When Doing Good Gets Out of Control
August 01, 2021
Appears in August 2021: School Adminstrator.
My View
Inside every school administrator’s heart is the desire to help children grow and make the world a better place. Yet even with imagination, drive and perseverance, educators’ desire to do good sometimes comes at a price.
Two years
ago, an administrator in my school district in northern Indiana had an opportunity to match a newly developed nonprofit organization that rescues, repurposes and freezes unserved food from catering companies with our district’s food-insecure
students for weekend take-home meals. During the discovery phase of the project, we asked a simple question: “What about unserved food in the school district?”

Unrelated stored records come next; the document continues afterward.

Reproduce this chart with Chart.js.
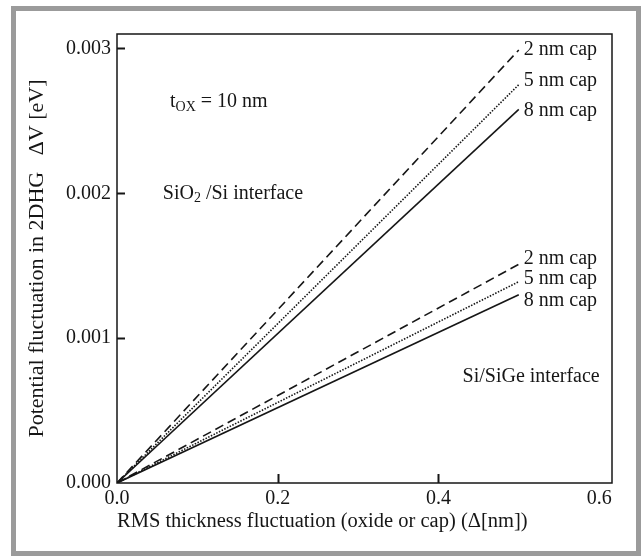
<!DOCTYPE html>
<html lang="en">
<head>
    <meta charset="UTF-8">
    <title>Potential fluctuation vs RMS thickness fluctuation</title>
    <style>
        body {
            margin: 0;
            background-color: #ffffff;
        }
        #wrap {
            position: absolute;
            left: 0;
            top: 0;
            width: 641px;
            height: 556px;
        }
        #frame {
            position: absolute;
            left: 11px;
            top: 6px;
            right: 0;
            bottom: 0;
            border: 5px solid #9b9b9b;
            box-sizing: border-box;
            pointer-events: none;
        }
    </style>
</head>
<body>
    <div id="wrap">
        <canvas id="fluctChart"></canvas>
    </div>
    <div id="frame"></div>

    <script src="https://cdn.jsdelivr.net/npm/chart.js@4.4.3/dist/chart.umd.min.js"></script>
    <script>
        // data: every line starts at the origin and ends at x = 0.5
        const xEnds = [0, 0.5];
        const seriesNames = ['SiO2 2 nm cap', 'SiO2 5 nm cap', 'SiO2 8 nm cap', 'SiGe 2 nm cap', 'SiGe 5 nm cap', 'SiGe 8 nm cap'];
        const sio2Values = [[0, 0.00299], [0, 0.00275], [0, 0.00258]];
        const sigeValues = [[0, 0.00151], [0, 0.00139], [0, 0.00130]];
        const capLabels = ['2 nm cap', '5 nm cap', '8 nm cap'];
        // where the cap labels sit (data units, left edge / middle)
        const sio2LabelY = [0.00299, 0.00278, 0.00257];
        const sigeLabelY = [0.00155, 0.00141, 0.00126];

        const xTicks = [0.0, 0.2, 0.4, 0.6];
        const yTicks = [0.000, 0.001, 0.002, 0.003];

        const FONT = '"Liberation Serif", "DejaVu Serif", serif';
        const INK = '#161616';
        const dashes = [[9, 5], [1.5, 1.5], []];

        function makeSet(values, i, name) {
            return {
                label: name,
                data: xEnds.map((x, k) => ({ x: x, y: values[k] })),
                borderColor: INK,
                borderWidth: 1.6,
                borderDash: dashes[i],
                pointRadius: 0,
                fill: false,
                tension: 0
            };
        }

        const datasets = [];
        sio2Values.forEach((v, i) => datasets.push(makeSet(v, i, seriesNames[i])));
        sigeValues.forEach((v, i) => datasets.push(makeSet(v, i, seriesNames[i + 3])));

        // text with an optional subscript part
        function drawRich(ctx, px, py, parts) {
            let x = px;
            parts.forEach(p => {
                ctx.font = (p.sub ? '14px ' : '20px ') + FONT;
                ctx.fillText(p.t, x, py + (p.sub ? 5 : 0));
                x += ctx.measureText(p.t).width;
            });
        }

        const decorPlugin = {
            id: 'decor',
            afterDraw(chart) {
                const ctx = chart.ctx;
                const xs = chart.scales.x, ys = chart.scales.y;
                const a = chart.chartArea;
                ctx.save();
                ctx.strokeStyle = INK;
                ctx.lineWidth = 1.5;
                ctx.strokeRect(a.left, a.top, a.right - a.left, a.bottom - a.top);

                // inward ticks
                ctx.beginPath();
                xTicks.slice(1, -1).forEach(v => {
                    const p = Math.round(xs.getPixelForValue(v)) + 0.5;
                    ctx.moveTo(p, a.bottom);
                    ctx.lineTo(p, a.bottom - 9);
                });
                yTicks.slice(1).forEach(v => {
                    const p = Math.round(ys.getPixelForValue(v)) + 0.5;
                    ctx.moveTo(a.left, p);
                    ctx.lineTo(a.left + 8, p);
                });
                ctx.lineWidth = 2;
                ctx.stroke();

                ctx.fillStyle = INK;
                ctx.textBaseline = 'middle';
                ctx.textAlign = 'left';
                const endX = xs.getPixelForValue(xEnds[1]) + 5;
                capLabels.forEach((t, i) => {
                    drawRich(ctx, endX, ys.getPixelForValue(sio2LabelY[i]), [{ t: t }]);
                    drawRich(ctx, endX, ys.getPixelForValue(sigeLabelY[i]), [{ t: t }]);
                });

                drawRich(ctx, xs.getPixelForValue(0.066), ys.getPixelForValue(0.00263),
                    [{ t: 't' }, { t: 'OX', sub: true }, { t: ' = 10 nm' }]);
                drawRich(ctx, xs.getPixelForValue(0.057), ys.getPixelForValue(0.0020),
                    [{ t: 'SiO' }, { t: '2', sub: true }, { t: ' /Si interface' }]);
                drawRich(ctx, xs.getPixelForValue(0.43), ys.getPixelForValue(0.000735),
                    [{ t: 'Si/SiGe interface' }]);
                ctx.restore();
            }
        };

        const config = {
            type: 'line',
            data: { datasets: datasets },
            options: {
                responsive: true,
                maintainAspectRatio: false,
                animation: false,
                layout: { padding: { left: 0, top: 34, right: 29, bottom: 0 } },
                scales: {
                    x: {
                        type: 'linear',
                        min: 0,
                        max: 0.616,
                        afterFit: s => { s.height = 73; },
                        afterBuildTicks: s => { s.ticks = xTicks.map(v => ({ value: v })); },
                        grid: { display: false, drawTicks: false },
                        border: { display: false },
                        ticks: {
                            padding: 4,
                            color: INK,
                            font: { family: FONT, size: 20 },
                            callback: v => v.toFixed(1)
                        },
                        title: {
                            display: true,
                            align: 'start',
                            text: 'RMS thickness fluctuation (oxide or cap) (\u0394[nm])',
                            color: INK,
                            font: { family: FONT, size: 20.5 },
                            padding: { top: 0, bottom: 22 }
                        }
                    },
                    y: {
                        type: 'linear',
                        min: 0,
                        max: 0.0031,
                        afterFit: s => { s.width = 117; },
                        afterBuildTicks: s => { s.ticks = yTicks.map(v => ({ value: v })); },
                        grid: { display: false, drawTicks: false },
                        border: { display: false },
                        ticks: {
                            padding: 6,
                            color: INK,
                            font: { family: FONT, size: 20 },
                            callback: v => v.toFixed(3)
                        },
                        title: {
                            display: true,
                            text: 'Potential fluctuation in 2DHG   \u0394V [eV]',
                            color: INK,
                            font: { family: FONT, size: 22 },
                            padding: { top: 24, bottom: 0 }
                        }
                    }
                },
                plugins: {
                    legend: { display: false },
                    tooltip: { enabled: false }
                }
            },
            plugins: [decorPlugin]
        };

        const ctx = document.getElementById('fluctChart').getContext('2d');
        const fluctChart = new Chart(ctx, config);
    </script>
</body>
</html>
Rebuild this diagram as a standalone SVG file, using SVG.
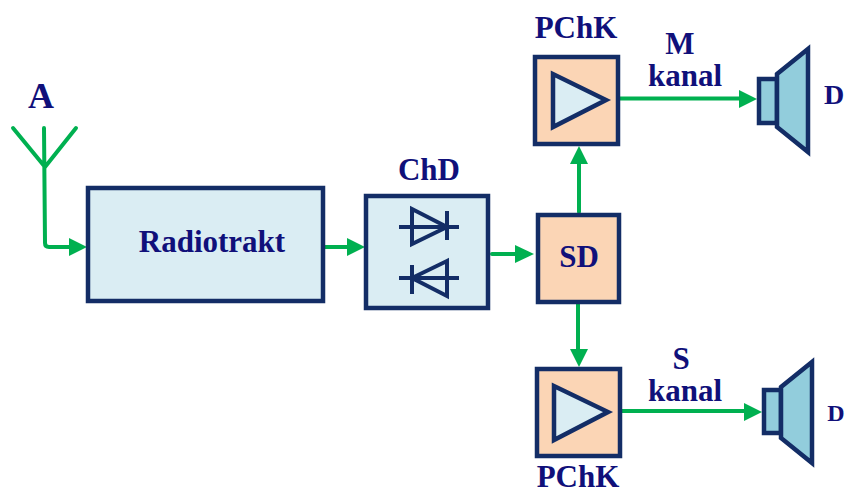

Our food service department has an excellent record of estimating
daily food needs as well as repurposing unserved cafeteria food where possible, such as cooked chicken strips on a next-day salad. On rare occasions, a tray of green beans or corn niblets might be prepared based on historical estimates, then go unused
and not be reusable. These vegetables could be “rescued,” paired with unserved steak and potatoes from an event hosted by a nearby university, then frozen together to create packaged meals for needy children.
It seemed like
a winning formula for all involved — a newly developed nonprofit looking to build awareness, students who face food insecurity over the weekend and the school system with an opportunity to recycle unused food.